Behind them, two tall vases stand on pedestals, each crowned with a vivid ocean goddess positioned at eye level. With confident posture and curving contours, the figures beckon viewers closer. Beneath their feet, layered waves rise in blue and white, capturing a sense of upward motion. Color cascades down the vases as Ingram draws atop the glazed surfaces, weaving narratives of childhood, nature, and growth. Standing tall and grand, the vases read as reflections of personal odysseys.

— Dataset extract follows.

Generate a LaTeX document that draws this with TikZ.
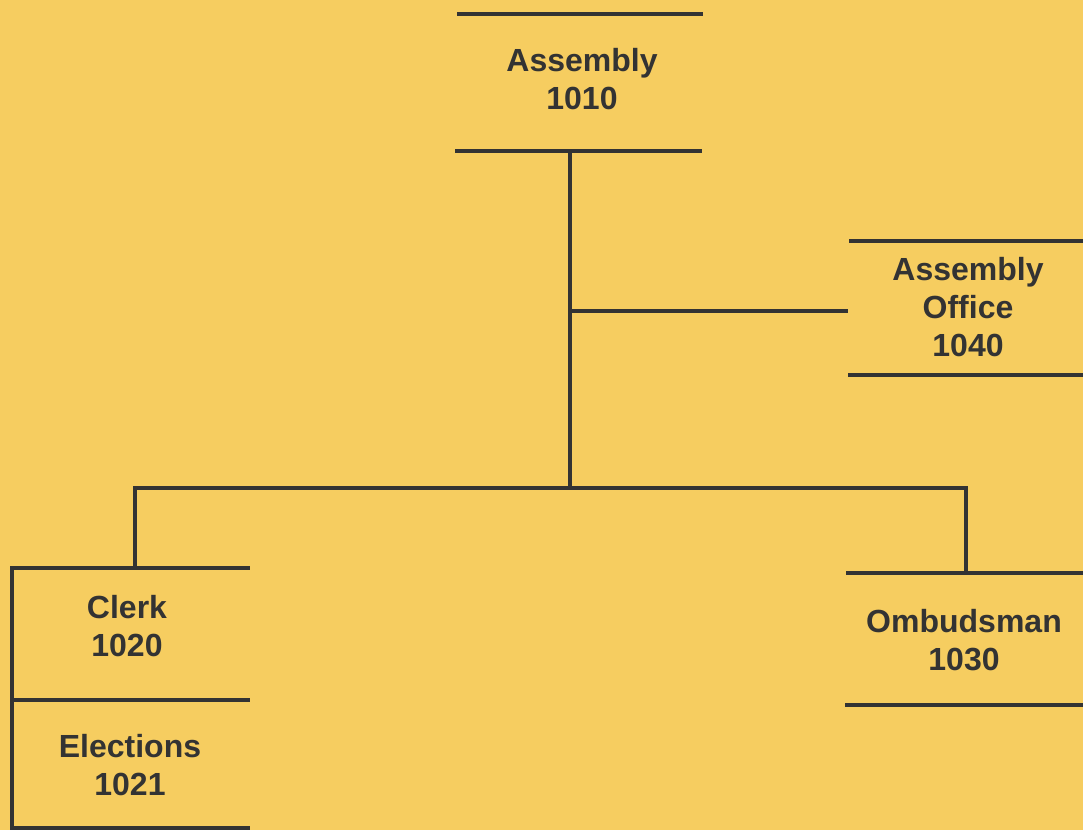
\documentclass[tikz,border=0pt]{standalone}
\usepackage{fontspec}
\setmainfont{Liberation Sans}
\definecolor{bg}{HTML}{F6CD60}
\definecolor{ink}{HTML}{333333}
\begin{document}
\begin{tikzpicture}[x=1pt,y=-1pt,
  bar/.style={draw=ink,line width=4.5pt},
  wire/.style={draw=ink,line width=4.5pt},
  lbl/.style={text=ink,font=\fontsize{32}{38}\selectfont\bfseries,align=center,inner sep=0pt}]
\fill[bg] (0,0) rectangle (1083,830);
\useasboundingbox (0,0) rectangle (1083,830);
% Assembly 1010
\draw[bar] (457,14) -- (703,14);
\draw[bar] (455,151) -- (702,151);
\node[lbl] (asm) at (582,79) {Assembly\\1010};
\coordinate (asmb) at (570,151);
% Assembly Office 1040
\draw[bar] (849,241) -- (1083,241);
\draw[bar] (848,375) -- (1083,375);
\node[lbl] (off) at (968,307) {Assembly\\Office\\1040};
\coordinate (offl) at (848,311);
% Clerk / Elections
\draw[bar] (10,568) -- (250,568);
\draw[bar] (12,700) -- (250,700);
\draw[bar] (10,828) -- (250,828);
\draw[bar] (12,566) -- (12,830);
\node[lbl] (clerk) at (127,626) {Clerk\\1020};
\node[lbl] (elec) at (130,765) {Elections\\1021};
\coordinate (clerkt) at (135,568);
% Ombudsman
\draw[bar] (846,573) -- (1083,573);
\draw[bar] (845,705) -- (1083,705);
\node[lbl] (omb) at (964,640) {Ombudsman\\1030};
\coordinate (ombt) at (966,573);
% connectors
\coordinate (j1) at (570,311);
\coordinate (j2) at (570,488);
\draw[wire] (asmb) -- (j2);
\draw[wire] (j1) -- (offl);
\draw[wire,line join=miter] (clerkt) |- (j2) -| (ombt);
\end{tikzpicture}
\end{document}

Near the gallery’s only window, one of SunYoung Park’s sculptures rests on a pedestal, bathed in sunlight. A pearlescent bundle shimmers with subtle greens, blues, and yellows, folded tightly and bound by what may be a rope or a snake. Nearby, Holding Tight features a chicken-like hand with slender fingers grasping layers of white ruffles.

Installation (detail) of “Animate Ground.” Courtesy of Gallery Bogart, photographs by Gallery Bogart. 

Those same ruffles reappear in Glowing Sharp Edges, now rendered in pink and flesh tones, pierced by sharp hooks extending from within. The underlying tension seems to echo the concerned expression on the amber-toned woman’s face in a small Figueroa painting hung nearby. Also a Belger resident artist, Park’s sculptural work bridges imagination and reality, giving form to memory and sensation. How does one catch a fleeting feeling before it slips away? How can a mesmerizing moment be held before it dissolves?

In Animate Ground, Miller Bogart ensures that the artworks on display tell a collective story by uncovering the underlying connections between the practices of the five participating artists. Within Gallery Bogart’s bright, clean, minimalist space, an organic and intimate narrative unfolds. Together, the artists invite viewers to observe how they negotiate and co-create with their mediums to embody inherited and lived experience, identity, and the social and political currents that shape them. The gallery becomes a ground for conversation and interaction, a shared foundation connecting art, artist, and audience.

Installation view of “Animate Ground.” Courtesy of Gallery Bogart, photographs by Gallery Bogart. 

Animate Ground was on view at Gallery Bogart from October 4th to November 29th, 2025.